Je ne sais pas si j'ai expliqué clairement la différence. En tout cas, j'ai au moins essayé.
Bien amicalement.
Cher auteur,
un commentaire complètement hors sujet mais qui va vous inspirer j'espère : il s'agit
d'un autre exemple d'ignominie de la justice française, moins médiatisé que
celui dont vous avez parlé récemment. Voyez
http://enfantchristelle.sosblog.fr/RENDEZ-MOI-MON-ENFAN-b1/ALERTE-LE-PERVERS-FOULIN-A-TROUVE-UNE-NOUVELLE-VICTIME-b1-p5602.htm
et
http://www.altermonde-sans-frontiere.com/spip.php?article5667
Amicalement,
E.D.
Pour revenir à l'histoire personne vs. individu, l'exemple de la Trinité
ne m'eclaircit pas trop. Selon vous, à un même individu peuvent correspondre
plusieurs personnes ?
Je suis bien certain qu'au fond nous nous retrouvons sur l'essentiel cher M. Poindron. Le point de litige selon moi, réside dans le "s" que vous avez ajouté au mot libéralisme (et le fait que vous avez rangé ce dernier dans la même catégorie que les affreux totalitarismes qui ont ensanglanté le XXè siècle).
Selon moi il n'y a évidemment qu'un seul libéralisme, et la liberté économique n'est pas un but moins louable que la liberté philosophique.
Je juge le libéralisme économique à ses résultats. Et de ce point de vue, il sont pour moi flagrants : tous les pays convertis au capitalisme libéral ont vu leur niveau et leur qualité de vie croître plus que sous aucune autre régime. Peu importe qu'il y ait des riches, et même des très riches. S'il suffisait de les appauvrir pour enrichir les pauvres et améliorer la société, j'y serais favorable, par pur pragmatisme. Mais ça ne marche pas, c'est largement démontré. Donc, continuer de le préconiser relève à mon sens de la pure idéologie.
On a souvent tendance à assimiler la spéculation, l'irresponsabilité, la cupidité voire la malhonnêteté au libéralisme. En réalité, il s'agit de constantes du comportement humain. Ces tares s'expriment sous tous les régimes depuis l'antiquité. Il faut lutter contre, naturellement, mais ça ne passe pas par davantage d'Etat, ni même plus de lois et de régulations. C'est au contraire la surabondance de réglementations en tous genres qui complique leur application (déjà Montaigne s'en plaignait...)

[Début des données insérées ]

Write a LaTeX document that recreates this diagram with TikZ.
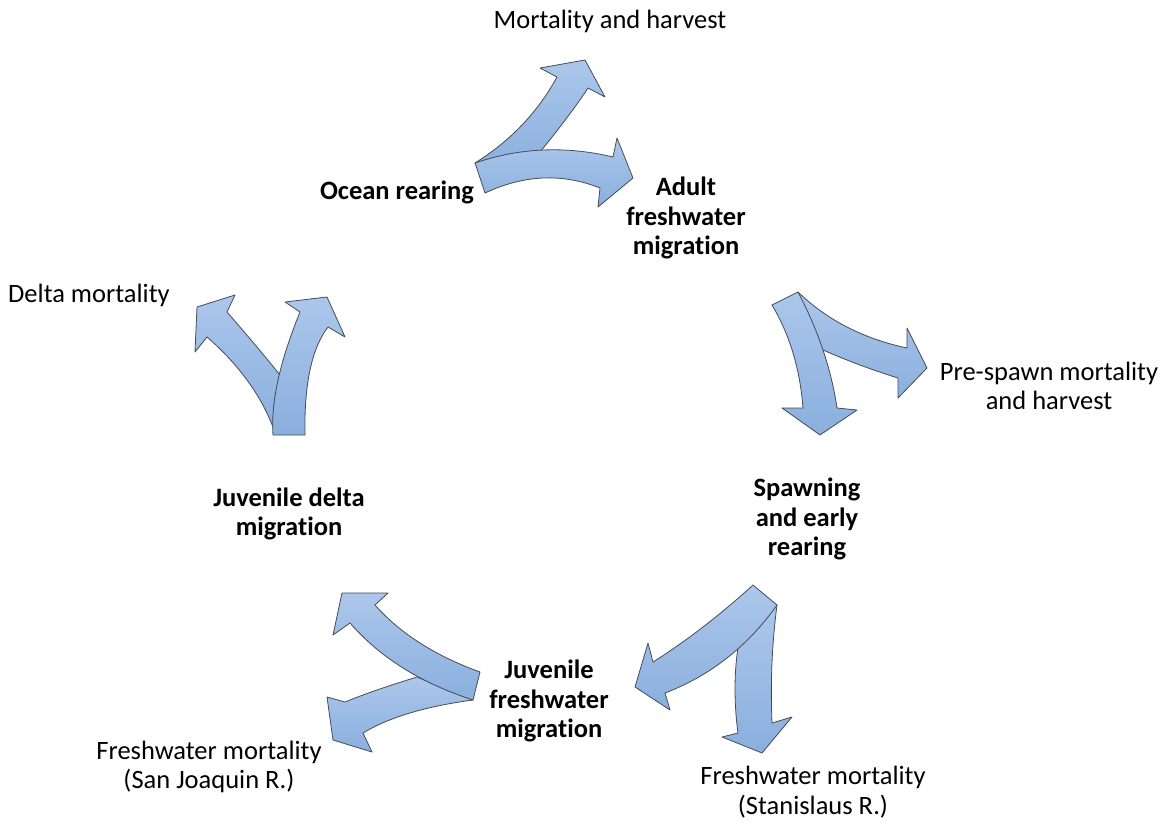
\documentclass[tikz,border=0pt]{standalone}
\usepackage{fontspec}
\setmainfont{Carlito}[Ligatures=NoCommon]
\definecolor{arrtop}{RGB}{172,199,235}
\definecolor{arrbot}{RGB}{138,175,222}
\definecolor{arredge}{RGB}{70,75,85}
\begin{document}
\begin{tikzpicture}[x=1pt,y=-1pt,
  blockarrow/.style={top color=arrtop,bottom color=arrbot,draw=arredge,line width=0.8pt,line join=round},
  lbl/.style={font=\fontsize{26.5}{29.5}\selectfont,align=center,inner sep=0pt},
  stage/.style={lbl,font=\fontsize{26.5}{29.5}\selectfont\bfseries}]
\useasboundingbox (0,0) rectangle (1167,822);
\fill[white] (0,0) rectangle (1167,822);

% top group
\path[blockarrow] (475,163) .. controls (510.3,141) and (537.7,112.3) .. (557,77) -- (540,68) -- (585,60) -- (605,97) -- (588,88) .. controls (576.7,105.3) and (560.7,126.7) .. (540,152) -- (530,172) -- (480,172) -- cycle;
\path[blockarrow] (475,163) .. controls (519.7,147.7) and (565.7,145.7) .. (613,157) -- (617,138) -- (633,178) -- (598,207) -- (600,188) .. controls (562.3,173) and (524,174.7) .. (485,193) -- cycle;

% right group
\path[blockarrow] (798,292) .. controls (827,320) and (863.3,338.7) .. (907,348) -- (907,328) -- (927,368) -- (898,398) -- (898,378) .. controls (872.3,370) and (847.3,360.7) .. (823,350) -- (808,320) -- cycle;
\path[blockarrow] (772,305) -- (798,292) .. controls (818.3,330.7) and (831.3,369.3) .. (837,408) -- (857,410) -- (820,435) -- (782,408) -- (803,408) .. controls (800,369) and (789.7,334.7) .. (772,305) -- cycle;

% bottom right group
\path[blockarrow] (777,605) .. controls (772,643) and (770.3,682.3) .. (772,723) -- (792,717) -- (762,753) -- (722,737) -- (738,733) .. controls (734,704) and (734,673) .. (738,648) -- (755,620) -- cycle;
\path[blockarrow] (753,585) -- (777,605) .. controls (747.7,646.3) and (710.3,675.7) .. (665,693) -- (670,710) -- (635,687) -- (648,643) -- (653,662) .. controls (686.3,641) and (719.7,615.3) .. (753,585) -- cycle;

% bottom left group
\path[blockarrow] (417,677) .. controls (387.7,686) and (363.7,694.3) .. (345,702) -- (327,697) -- (333,740) -- (372,752) -- (363,733) .. controls (389,717.3) and (425.7,706.3) .. (473,700) -- cycle;
\path[blockarrow] (480,672) -- (473,700) .. controls (420.7,683) and (379.7,657.3) .. (350,623) -- (333,635) -- (342,593) -- (388,593) -- (375,605) .. controls (400,633.3) and (435,655.7) .. (480,672) -- cycle;

% left group
\path[blockarrow] (280,375) .. controls (267,358.7) and (249.3,337.7) .. (227,312) -- (235,295) -- (197,307) -- (195,352) -- (207,337) .. controls (238.3,364.3) and (260.3,394.3) .. (273,427) -- (288,420) -- cycle;
\path[blockarrow] (273,435) -- (305,435) .. controls (304,384.3) and (311.7,348.3) .. (328,327) -- (345,337) -- (327,297) -- (285,302) -- (300,312) .. controls (279.7,361.7) and (270.7,402.7) .. (273,435) -- cycle;

% labels
\node[lbl] (mh) at (610,21) {Mortality and harvest};
\node[stage] (ocean) at (397,192) {Ocean rearing};
\node[stage] (adult) at (686,218) {Adult\\freshwater\\migration};
\node[lbl,anchor=west] (delta) at (8,295) {Delta mortality};
\node[lbl] (prespawn) at (1049,386) {Pre-spawn mortality\\and harvest};
\node[stage] (juvdelta) at (289,514) {Juvenile delta\\migration};
\node[stage] (spawn) at (807,519) {Spawning\\and early\\rearing};
\node[stage] (juvfw) at (549,701) {Juvenile\\freshwater\\migration};
\node[lbl] (sj) at (209,767) {Freshwater mortality\\(San Joaquin R.)};
\node[lbl] (stan) at (813,792) {Freshwater mortality\\(Stanislaus R.)};
\end{tikzpicture}
\end{document}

Selon moi, c'est clair, l'évolution naturelle de démocraties éclairées et responsables passe par un accroissement progressif de la liberté sous toutes ses formes, et un amoindrissement du rôle du gouvernement. L'évolution inverse traduit une régression et cet échec est honteux. Tocqueville a exprimé ça si simplement : " Le premier soin d'un gouvernement devrait être d'habituer les citoyens à se passer de lui". C'est plus que jamais d'actualité...
Bien à vous.
Cher Pierre-Henri, je souscris totalement à votre analyse. Ma critique porte justement sur le fait que de petits malins exploitent les failles du libéralisme (et la plus évidente est qu'il demande de la vertu, chose assez mal distribuée), et en profitent en aliénant par le pouvoir de l'argent, leurs semblables.